— begin Data section —

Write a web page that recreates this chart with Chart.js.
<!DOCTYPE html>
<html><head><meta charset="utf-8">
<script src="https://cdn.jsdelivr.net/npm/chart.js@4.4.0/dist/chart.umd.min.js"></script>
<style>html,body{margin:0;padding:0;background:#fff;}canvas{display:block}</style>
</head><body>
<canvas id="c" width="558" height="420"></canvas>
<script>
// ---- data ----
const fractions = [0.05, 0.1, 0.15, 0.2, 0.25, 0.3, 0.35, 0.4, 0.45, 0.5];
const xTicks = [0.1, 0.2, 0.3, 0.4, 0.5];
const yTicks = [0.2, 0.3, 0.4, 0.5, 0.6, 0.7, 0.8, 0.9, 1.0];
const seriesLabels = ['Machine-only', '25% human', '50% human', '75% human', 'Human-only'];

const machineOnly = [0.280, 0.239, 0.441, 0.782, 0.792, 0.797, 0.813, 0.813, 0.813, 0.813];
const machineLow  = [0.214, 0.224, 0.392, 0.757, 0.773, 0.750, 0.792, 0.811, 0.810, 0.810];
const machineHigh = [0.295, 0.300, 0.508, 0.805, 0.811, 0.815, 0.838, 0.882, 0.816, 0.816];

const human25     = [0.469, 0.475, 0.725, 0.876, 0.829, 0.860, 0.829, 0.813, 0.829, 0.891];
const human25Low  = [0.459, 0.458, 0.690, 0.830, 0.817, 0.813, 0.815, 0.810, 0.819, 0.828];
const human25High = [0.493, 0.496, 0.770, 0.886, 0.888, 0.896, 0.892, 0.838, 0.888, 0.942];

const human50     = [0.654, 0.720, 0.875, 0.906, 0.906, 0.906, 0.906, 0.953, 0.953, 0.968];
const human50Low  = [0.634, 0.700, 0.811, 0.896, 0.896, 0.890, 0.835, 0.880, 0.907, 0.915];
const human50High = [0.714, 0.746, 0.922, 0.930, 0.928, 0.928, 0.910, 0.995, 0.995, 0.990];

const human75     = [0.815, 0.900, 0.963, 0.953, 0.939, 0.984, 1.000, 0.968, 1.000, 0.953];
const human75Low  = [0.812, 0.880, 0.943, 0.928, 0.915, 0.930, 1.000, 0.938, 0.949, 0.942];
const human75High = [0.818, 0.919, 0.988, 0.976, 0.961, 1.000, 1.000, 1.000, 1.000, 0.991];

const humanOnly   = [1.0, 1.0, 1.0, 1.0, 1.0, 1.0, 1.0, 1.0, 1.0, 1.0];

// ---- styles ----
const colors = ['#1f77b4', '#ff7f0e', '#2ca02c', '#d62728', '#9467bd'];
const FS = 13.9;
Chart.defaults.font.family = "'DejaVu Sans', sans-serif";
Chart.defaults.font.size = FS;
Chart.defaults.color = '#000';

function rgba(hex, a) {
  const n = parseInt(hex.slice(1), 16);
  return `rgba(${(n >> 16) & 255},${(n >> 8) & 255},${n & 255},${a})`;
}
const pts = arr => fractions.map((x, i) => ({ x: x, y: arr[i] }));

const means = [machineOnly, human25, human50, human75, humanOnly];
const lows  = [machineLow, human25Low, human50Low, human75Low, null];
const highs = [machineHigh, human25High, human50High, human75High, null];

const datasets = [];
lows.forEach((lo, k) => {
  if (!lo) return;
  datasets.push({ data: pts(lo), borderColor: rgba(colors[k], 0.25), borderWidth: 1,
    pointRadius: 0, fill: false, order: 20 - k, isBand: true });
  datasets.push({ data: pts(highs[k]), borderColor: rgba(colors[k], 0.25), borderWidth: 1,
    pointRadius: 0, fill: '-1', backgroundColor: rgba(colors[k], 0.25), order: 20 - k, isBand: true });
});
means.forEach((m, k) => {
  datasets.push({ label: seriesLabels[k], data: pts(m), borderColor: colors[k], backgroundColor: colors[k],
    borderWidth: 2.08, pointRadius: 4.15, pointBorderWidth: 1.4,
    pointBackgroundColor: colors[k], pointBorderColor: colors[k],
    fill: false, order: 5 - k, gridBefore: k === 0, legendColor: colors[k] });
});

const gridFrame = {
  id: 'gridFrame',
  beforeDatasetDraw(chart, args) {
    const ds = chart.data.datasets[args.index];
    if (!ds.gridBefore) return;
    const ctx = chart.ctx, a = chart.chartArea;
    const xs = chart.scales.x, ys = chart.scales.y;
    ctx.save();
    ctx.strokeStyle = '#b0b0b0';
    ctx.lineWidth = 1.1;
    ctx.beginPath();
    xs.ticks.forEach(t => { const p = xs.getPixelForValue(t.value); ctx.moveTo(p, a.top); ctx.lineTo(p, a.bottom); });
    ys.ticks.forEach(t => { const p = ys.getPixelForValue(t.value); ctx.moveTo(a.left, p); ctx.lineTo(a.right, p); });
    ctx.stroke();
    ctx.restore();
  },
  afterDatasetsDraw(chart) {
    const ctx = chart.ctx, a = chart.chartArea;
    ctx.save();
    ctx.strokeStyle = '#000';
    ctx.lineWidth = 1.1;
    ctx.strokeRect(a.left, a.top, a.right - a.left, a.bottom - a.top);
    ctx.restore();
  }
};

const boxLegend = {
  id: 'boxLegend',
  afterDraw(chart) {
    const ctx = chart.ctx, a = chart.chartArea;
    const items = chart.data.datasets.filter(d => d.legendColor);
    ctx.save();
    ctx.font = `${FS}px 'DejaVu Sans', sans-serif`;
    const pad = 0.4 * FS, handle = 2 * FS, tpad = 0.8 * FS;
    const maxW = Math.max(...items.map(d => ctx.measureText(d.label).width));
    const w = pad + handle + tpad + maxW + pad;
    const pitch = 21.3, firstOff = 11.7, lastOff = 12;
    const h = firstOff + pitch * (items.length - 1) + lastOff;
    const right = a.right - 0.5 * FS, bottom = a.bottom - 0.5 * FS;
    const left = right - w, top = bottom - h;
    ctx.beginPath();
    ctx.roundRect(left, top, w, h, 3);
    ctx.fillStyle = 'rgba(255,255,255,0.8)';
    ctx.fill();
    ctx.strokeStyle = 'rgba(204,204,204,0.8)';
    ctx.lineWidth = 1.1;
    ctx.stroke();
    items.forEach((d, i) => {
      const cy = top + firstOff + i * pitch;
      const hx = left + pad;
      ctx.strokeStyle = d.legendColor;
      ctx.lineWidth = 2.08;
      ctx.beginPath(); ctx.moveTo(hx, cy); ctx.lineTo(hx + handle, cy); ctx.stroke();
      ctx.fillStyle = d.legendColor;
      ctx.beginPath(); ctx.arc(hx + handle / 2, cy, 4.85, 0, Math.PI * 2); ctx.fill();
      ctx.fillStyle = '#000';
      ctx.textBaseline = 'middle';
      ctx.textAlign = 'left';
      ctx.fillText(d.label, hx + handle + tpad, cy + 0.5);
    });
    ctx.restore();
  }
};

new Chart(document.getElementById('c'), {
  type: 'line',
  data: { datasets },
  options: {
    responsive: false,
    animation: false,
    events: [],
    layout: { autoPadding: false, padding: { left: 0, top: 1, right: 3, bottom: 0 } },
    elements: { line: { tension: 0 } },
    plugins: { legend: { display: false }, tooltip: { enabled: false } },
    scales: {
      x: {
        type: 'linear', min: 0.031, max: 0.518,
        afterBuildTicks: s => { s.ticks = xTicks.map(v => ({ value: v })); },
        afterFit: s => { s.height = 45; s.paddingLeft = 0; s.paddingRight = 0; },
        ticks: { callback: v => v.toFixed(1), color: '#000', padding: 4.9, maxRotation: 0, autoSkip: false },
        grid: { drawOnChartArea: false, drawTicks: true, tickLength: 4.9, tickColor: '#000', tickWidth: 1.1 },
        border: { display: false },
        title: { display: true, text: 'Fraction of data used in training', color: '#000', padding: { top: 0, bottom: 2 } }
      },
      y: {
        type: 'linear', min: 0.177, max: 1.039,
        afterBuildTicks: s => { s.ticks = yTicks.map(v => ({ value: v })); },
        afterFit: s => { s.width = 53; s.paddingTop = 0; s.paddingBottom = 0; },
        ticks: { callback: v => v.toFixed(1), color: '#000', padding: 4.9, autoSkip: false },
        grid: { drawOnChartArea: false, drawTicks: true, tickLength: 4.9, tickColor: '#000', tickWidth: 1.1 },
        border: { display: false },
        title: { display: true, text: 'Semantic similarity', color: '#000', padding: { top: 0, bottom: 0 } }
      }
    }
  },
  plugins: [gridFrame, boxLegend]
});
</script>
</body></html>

— end Data section —
— begin Data section —

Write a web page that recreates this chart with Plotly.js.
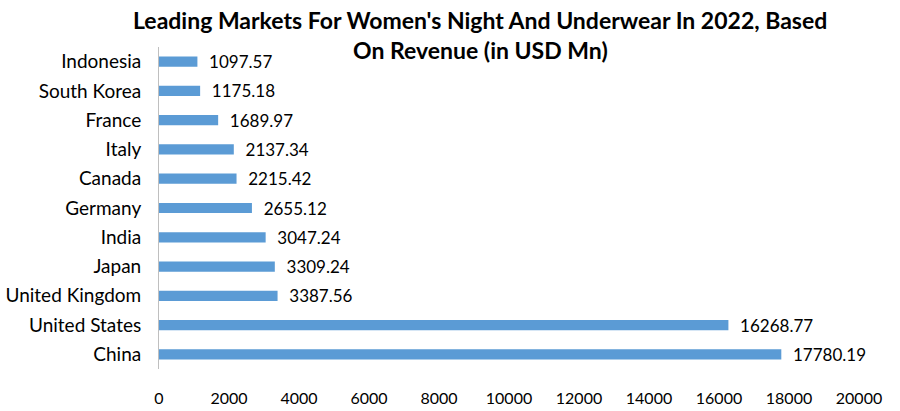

— end Data section —

### Your goal
Quote nothing but the lines that run from the line containing "Write a web page that recreates this chart with Chart.js." through the line containing "0.838, 0.888, 0.942];", keeping both of them word for word.

### Solution to this task
Write a web page that recreates this chart with Chart.js.
<!DOCTYPE html>
<html><head><meta charset="utf-8">
<script src="https://cdn.jsdelivr.net/npm/chart.js@4.4.0/dist/chart.umd.min.js"></script>
<style>html,body{margin:0;padding:0;background:#fff;}canvas{display:block}</style>
</head><body>
<canvas id="c" width="558" height="420"></canvas>
<script>
// ---- data ----
const fractions = [0.05, 0.1, 0.15, 0.2, 0.25, 0.3, 0.35, 0.4, 0.45, 0.5];
const xTicks = [0.1, 0.2, 0.3, 0.4, 0.5];
const yTicks = [0.2, 0.3, 0.4, 0.5, 0.6, 0.7, 0.8, 0.9, 1.0];
const seriesLabels = ['Machine-only', '25% human', '50% human', '75% human', 'Human-only'];

const machineOnly = [0.280, 0.239, 0.441, 0.782, 0.792, 0.797, 0.813, 0.813, 0.813, 0.813];
const machineLow  = [0.214, 0.224, 0.392, 0.757, 0.773, 0.750, 0.792, 0.811, 0.810, 0.810];
const machineHigh = [0.295, 0.300, 0.508, 0.805, 0.811, 0.815, 0.838, 0.882, 0.816, 0.816];

const human25     = [0.469, 0.475, 0.725, 0.876, 0.829, 0.860, 0.829, 0.813, 0.829, 0.891];
const human25Low  = [0.459, 0.458, 0.690, 0.830, 0.817, 0.813, 0.815, 0.810, 0.819, 0.828];
const human25High = [0.493, 0.496, 0.770, 0.886, 0.888, 0.896, 0.892, 0.838, 0.888, 0.942];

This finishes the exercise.